_To do_
Write the data below out exactly as it stands. Do not include the pictures.

_Dataset extract_
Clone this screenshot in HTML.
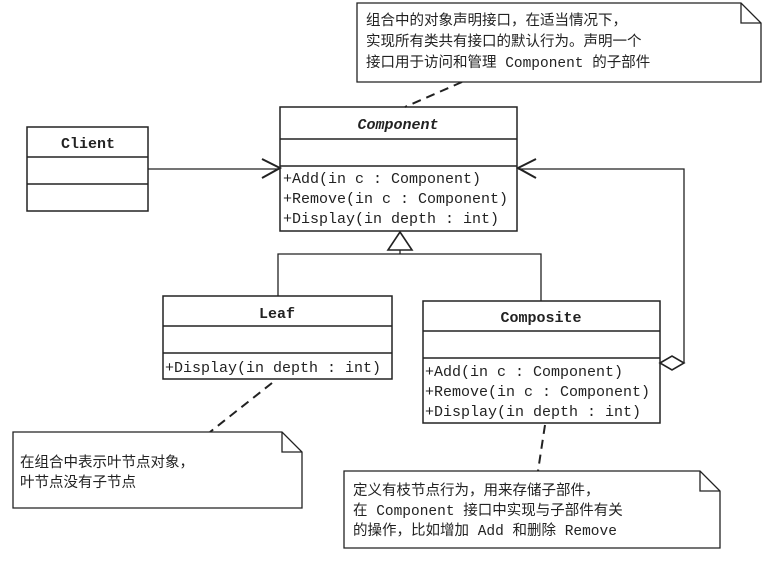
<!DOCTYPE html>
<html><head><meta charset="utf-8"><style>
html,body{margin:0;padding:0;background:#fff;}
svg{display:block;}
.m{font-family:"Liberation Mono","Noto Sans CJK SC",monospace;font-size:15px;fill:#222;}
.c{font-family:"Liberation Mono","Noto Sans CJK SC",monospace;font-size:14.5px;fill:#222;}
</style></head><body>
<svg width="772" height="566" viewBox="0 0 772 566" xmlns="http://www.w3.org/2000/svg">
<g fill="#fff" stroke="#222" stroke-width="1.5">
<rect x="27" y="127" width="121" height="84"/>
<line x1="27" y1="157" x2="148" y2="157"/>
<line x1="27" y1="184" x2="148" y2="184"/>
<rect x="280" y="107" width="237" height="124"/>
<line x1="280" y1="139" x2="517" y2="139"/>
<line x1="280" y1="166" x2="517" y2="166"/>
<rect x="163" y="296" width="229" height="83"/>
<line x1="163" y1="326" x2="392" y2="326"/>
<line x1="163" y1="353" x2="392" y2="353"/>
<rect x="423" y="301" width="237" height="122"/>
<line x1="423" y1="331" x2="660" y2="331"/>
<line x1="423" y1="358" x2="660" y2="358"/>
</g>
<g fill="none" stroke="#222" stroke-width="1.3">
<line x1="148" y1="169" x2="279" y2="169"/>
<polyline points="262,159 280,168 262,178" stroke-width="2"/>
<polyline points="684,363 684,169 518,169"/>
<polyline points="536,159 518,168 536,178" stroke-width="2"/>
<polygon points="660,363 672,356 684,363 672,370" fill="#fff" stroke-width="1.6"/>
<polygon points="400,232 388,250 412,250" fill="#fff" stroke-width="1.6"/>
<line x1="400" y1="250" x2="400" y2="254"/>
<polyline points="278,296 278,254 541,254 541,301"/>
<g stroke-dasharray="9,6" stroke-width="2">
<line x1="462" y1="82" x2="405" y2="107"/>
<line x1="272" y1="383" x2="210" y2="432"/>
<line x1="545" y1="425" x2="538" y2="471"/>
</g>
<path d="M357,3 H741 L761,23 V82 H357 Z" fill="#fff"/>
<polyline points="741,3 741,23 761,23"/>
<path d="M13,432 H282 L302,452 V508 H13 Z" fill="#fff"/>
<polyline points="282,432 282,452 302,452"/>
<path d="M344,471 H700 L720,491 V548 H344 Z" fill="#fff"/>
<polyline points="700,471 700,491 720,491"/>
</g>
<g class="m">
<text x="88" y="148" text-anchor="middle" font-weight="bold">Client</text>
<text x="398" y="129" text-anchor="middle" font-weight="bold" font-style="italic">Component</text>
<text x="283" y="183">+Add(in c : Component)</text>
<text x="283" y="203">+Remove(in c : Component)</text>
<text x="283" y="223">+Display(in depth : int)</text>
<text x="277" y="318" text-anchor="middle" font-weight="bold">Leaf</text>
<text x="165" y="372">+Display(in depth : int)</text>
<text x="541" y="322" text-anchor="middle" font-weight="bold">Composite</text>
<text x="425" y="376">+Add(in c : Component)</text>
<text x="425" y="396">+Remove(in c : Component)</text>
<text x="425" y="416">+Display(in depth : int)</text>
</g>
<g class="c">
<text x="366" y="25">组合中的对象声明接口，在适当情况下，</text>
<text x="366" y="46">实现所有类共有接口的默认行为。声明一个</text>
<text x="366" y="67">接口用于访问和管理 Component 的子部件</text>
<text x="20" y="467">在组合中表示叶节点对象，</text>
<text x="20" y="487">叶节点没有子节点</text>
<text x="353" y="495">定义有枝节点行为，用来存储子部件，</text>
<text x="353" y="515">在 Component 接口中实现与子部件有关</text>
<text x="353" y="535">的操作，比如增加 Add 和删除 Remove</text>
</g>
</svg>
</body></html>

_Finished exercise_
Clone this screenshot in HTML.
<!DOCTYPE html>
<html><head><meta charset="utf-8"><style>
html,body{margin:0;padding:0;background:#fff;}
svg{display:block;}
.m{font-family:"Liberation Mono","Noto Sans CJK SC",monospace;font-size:15px;fill:#222;}
.c{font-family:"Liberation Mono","Noto Sans CJK SC",monospace;font-size:14.5px;fill:#222;}
</style></head><body>
<svg width="772" height="566" viewBox="0 0 772 566" xmlns="http://www.w3.org/2000/svg">
<g fill="#fff" stroke="#222" stroke-width="1.5">
<rect x="27" y="127" width="121" height="84"/>
<line x1="27" y1="157" x2="148" y2="157"/>
<line x1="27" y1="184" x2="148" y2="184"/>
<rect x="280" y="107" width="237" height="124"/>
<line x1="280" y1="139" x2="517" y2="139"/>
<line x1="280" y1="166" x2="517" y2="166"/>
<rect x="163" y="296" width="229" height="83"/>
<line x1="163" y1="326" x2="392" y2="326"/>
<line x1="163" y1="353" x2="392" y2="353"/>
<rect x="423" y="301" width="237" height="122"/>
<line x1="423" y1="331" x2="660" y2="331"/>
<line x1="423" y1="358" x2="660" y2="358"/>
</g>
<g fill="none" stroke="#222" stroke-width="1.3">
<line x1="148" y1="169" x2="279" y2="169"/>
<polyline points="262,159 280,168 262,178" stroke-width="2"/>
<polyline points="684,363 684,169 518,169"/>
<polyline points="536,159 518,168 536,178" stroke-width="2"/>
<polygon points="660,363 672,356 684,363 672,370" fill="#fff" stroke-width="1.6"/>
<polygon points="400,232 388,250 412,250" fill="#fff" stroke-width="1.6"/>
<line x1="400" y1="250" x2="400" y2="254"/>
<polyline points="278,296 278,254 541,254 541,301"/>
<g stroke-dasharray="9,6" stroke-width="2">
<line x1="462" y1="82" x2="405" y2="107"/>
<line x1="272" y1="383" x2="210" y2="432"/>
<line x1="545" y1="425" x2="538" y2="471"/>
</g>
<path d="M357,3 H741 L761,23 V82 H357 Z" fill="#fff"/>
<polyline points="741,3 741,23 761,23"/>
<path d="M13,432 H282 L302,452 V508 H13 Z" fill="#fff"/>
<polyline points="282,432 282,452 302,452"/>
<path d="M344,471 H700 L720,491 V548 H344 Z" fill="#fff"/>
<polyline points="700,471 700,491 720,491"/>
</g>
<g class="m">
<text x="88" y="148" text-anchor="middle" font-weight="bold">Client</text>
<text x="398" y="129" text-anchor="middle" font-weight="bold" font-style="italic">Component</text>
<text x="283" y="183">+Add(in c : Component)</text>
<text x="283" y="203">+Remove(in c : Component)</text>
<text x="283" y="223">+Display(in depth : int)</text>
<text x="277" y="318" text-anchor="middle" font-weight="bold">Leaf</text>
<text x="165" y="372">+Display(in depth : int)</text>
<text x="541" y="322" text-anchor="middle" font-weight="bold">Composite</text>
<text x="425" y="376">+Add(in c : Component)</text>
<text x="425" y="396">+Remove(in c : Component)</text>
<text x="425" y="416">+Display(in depth : int)</text>
</g>
<g class="c">
<text x="366" y="25">组合中的对象声明接口，在适当情况下，</text>
<text x="366" y="46">实现所有类共有接口的默认行为。声明一个</text>
<text x="366" y="67">接口用于访问和管理 Component 的子部件</text>
<text x="20" y="467">在组合中表示叶节点对象，</text>
<text x="20" y="487">叶节点没有子节点</text>
<text x="353" y="495">定义有枝节点行为，用来存储子部件，</text>
<text x="353" y="515">在 Component 接口中实现与子部件有关</text>
<text x="353" y="535">的操作，比如增加 Add 和删除 Remove</text>
</g>
</svg>
</body></html>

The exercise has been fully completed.